**WRITTEN PROBLEM:** The copy must start at the line that contains "Convert this chart to matplotlib code." and finish at the line that contains "v < 0 else s", reproducing each line exactly. Any picture in that span is omitted.

**RAW DATA:**
↓

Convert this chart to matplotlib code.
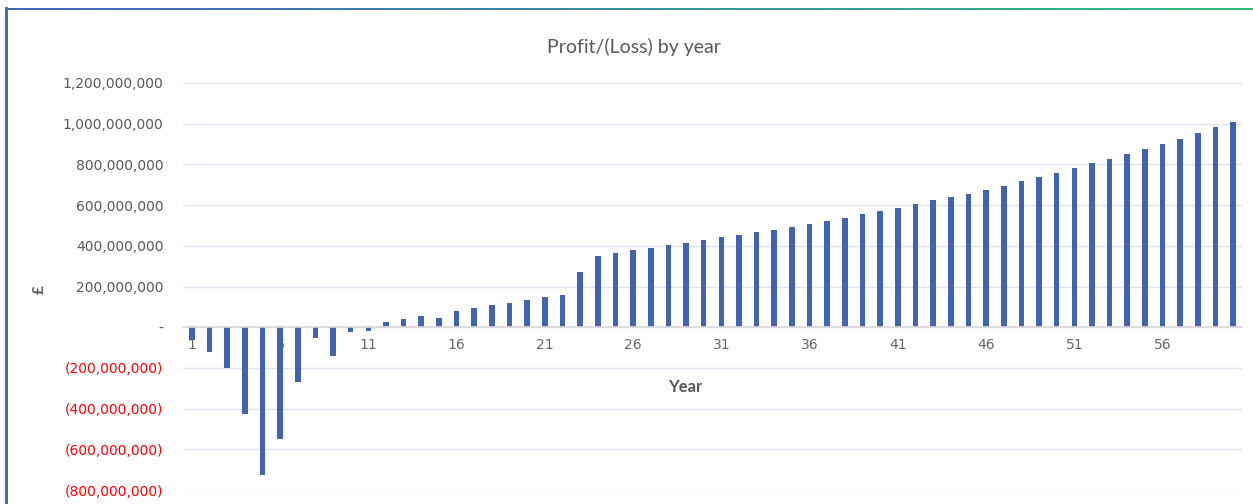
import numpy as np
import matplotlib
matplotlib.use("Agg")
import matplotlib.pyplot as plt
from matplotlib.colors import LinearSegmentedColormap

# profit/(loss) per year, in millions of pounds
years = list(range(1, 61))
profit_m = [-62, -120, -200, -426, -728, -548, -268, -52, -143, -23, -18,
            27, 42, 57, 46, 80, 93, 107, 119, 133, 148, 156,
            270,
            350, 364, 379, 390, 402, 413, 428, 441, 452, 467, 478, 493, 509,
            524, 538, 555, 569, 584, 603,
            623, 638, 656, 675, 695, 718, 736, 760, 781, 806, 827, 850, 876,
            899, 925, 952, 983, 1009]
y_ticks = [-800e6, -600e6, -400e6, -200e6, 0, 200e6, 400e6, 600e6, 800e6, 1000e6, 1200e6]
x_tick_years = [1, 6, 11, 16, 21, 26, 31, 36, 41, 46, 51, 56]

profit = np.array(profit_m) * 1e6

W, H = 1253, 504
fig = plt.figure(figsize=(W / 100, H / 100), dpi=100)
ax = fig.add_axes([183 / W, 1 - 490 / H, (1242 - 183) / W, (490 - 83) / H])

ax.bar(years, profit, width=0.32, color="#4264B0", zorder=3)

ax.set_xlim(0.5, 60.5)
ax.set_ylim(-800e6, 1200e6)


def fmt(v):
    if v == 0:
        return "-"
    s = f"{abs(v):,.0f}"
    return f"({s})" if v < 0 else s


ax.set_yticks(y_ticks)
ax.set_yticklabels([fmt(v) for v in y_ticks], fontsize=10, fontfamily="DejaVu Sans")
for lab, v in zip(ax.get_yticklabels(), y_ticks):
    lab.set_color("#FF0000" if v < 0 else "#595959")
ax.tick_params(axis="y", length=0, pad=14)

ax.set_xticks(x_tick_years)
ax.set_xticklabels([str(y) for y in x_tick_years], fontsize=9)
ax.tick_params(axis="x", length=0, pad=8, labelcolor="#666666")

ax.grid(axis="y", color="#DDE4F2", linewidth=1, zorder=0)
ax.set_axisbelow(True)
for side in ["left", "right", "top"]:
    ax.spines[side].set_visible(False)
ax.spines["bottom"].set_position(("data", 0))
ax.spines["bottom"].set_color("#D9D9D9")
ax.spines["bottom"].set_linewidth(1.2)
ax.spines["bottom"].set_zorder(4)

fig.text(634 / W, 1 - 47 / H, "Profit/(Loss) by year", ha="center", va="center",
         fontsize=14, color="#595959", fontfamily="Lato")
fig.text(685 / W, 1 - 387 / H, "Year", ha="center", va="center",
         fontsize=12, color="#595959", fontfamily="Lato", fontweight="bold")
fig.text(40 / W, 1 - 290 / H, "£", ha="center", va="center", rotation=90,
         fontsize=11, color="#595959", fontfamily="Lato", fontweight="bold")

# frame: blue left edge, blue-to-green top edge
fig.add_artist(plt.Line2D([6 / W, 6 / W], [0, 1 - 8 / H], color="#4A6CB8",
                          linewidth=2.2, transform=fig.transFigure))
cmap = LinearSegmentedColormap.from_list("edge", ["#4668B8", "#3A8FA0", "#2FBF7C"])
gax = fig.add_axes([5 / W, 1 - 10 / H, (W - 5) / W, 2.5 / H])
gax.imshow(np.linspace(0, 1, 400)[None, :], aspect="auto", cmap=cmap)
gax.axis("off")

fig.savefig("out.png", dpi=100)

↑
↓

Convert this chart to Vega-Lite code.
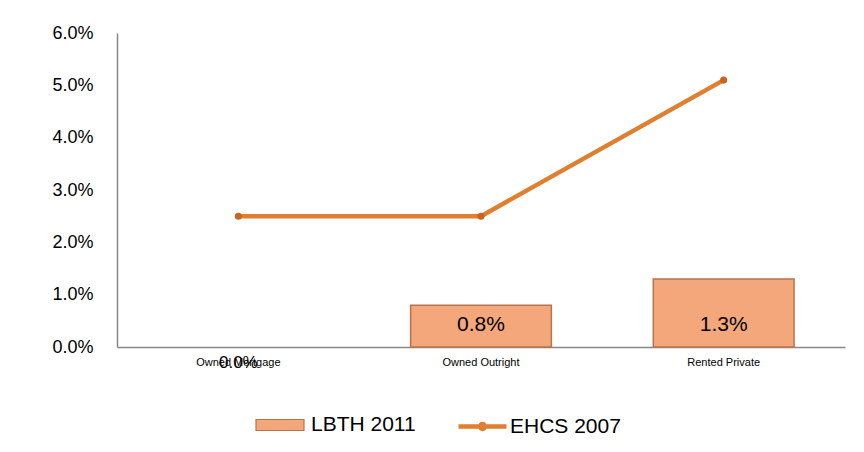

↑

**TASK RESULT:**
Convert this chart to matplotlib code.
import numpy as np
import matplotlib
matplotlib.use("Agg")
import matplotlib.pyplot as plt
from matplotlib.colors import LinearSegmentedColormap

# profit/(loss) per year, in millions of pounds
years = list(range(1, 61))
profit_m = [-62, -120, -200, -426, -728, -548, -268, -52, -143, -23, -18,
            27, 42, 57, 46, 80, 93, 107, 119, 133, 148, 156,
            270,
            350, 364, 379, 390, 402, 413, 428, 441, 452, 467, 478, 493, 509,
            524, 538, 555, 569, 584, 603,
            623, 638, 656, 675, 695, 718, 736, 760, 781, 806, 827, 850, 876,
            899, 925, 952, 983, 1009]
y_ticks = [-800e6, -600e6, -400e6, -200e6, 0, 200e6, 400e6, 600e6, 800e6, 1000e6, 1200e6]
x_tick_years = [1, 6, 11, 16, 21, 26, 31, 36, 41, 46, 51, 56]

profit = np.array(profit_m) * 1e6

W, H = 1253, 504
fig = plt.figure(figsize=(W / 100, H / 100), dpi=100)
ax = fig.add_axes([183 / W, 1 - 490 / H, (1242 - 183) / W, (490 - 83) / H])

ax.bar(years, profit, width=0.32, color="#4264B0", zorder=3)

ax.set_xlim(0.5, 60.5)
ax.set_ylim(-800e6, 1200e6)


def fmt(v):
    if v == 0:
        return "-"
    s = f"{abs(v):,.0f}"
    return f"({s})" if v < 0 else s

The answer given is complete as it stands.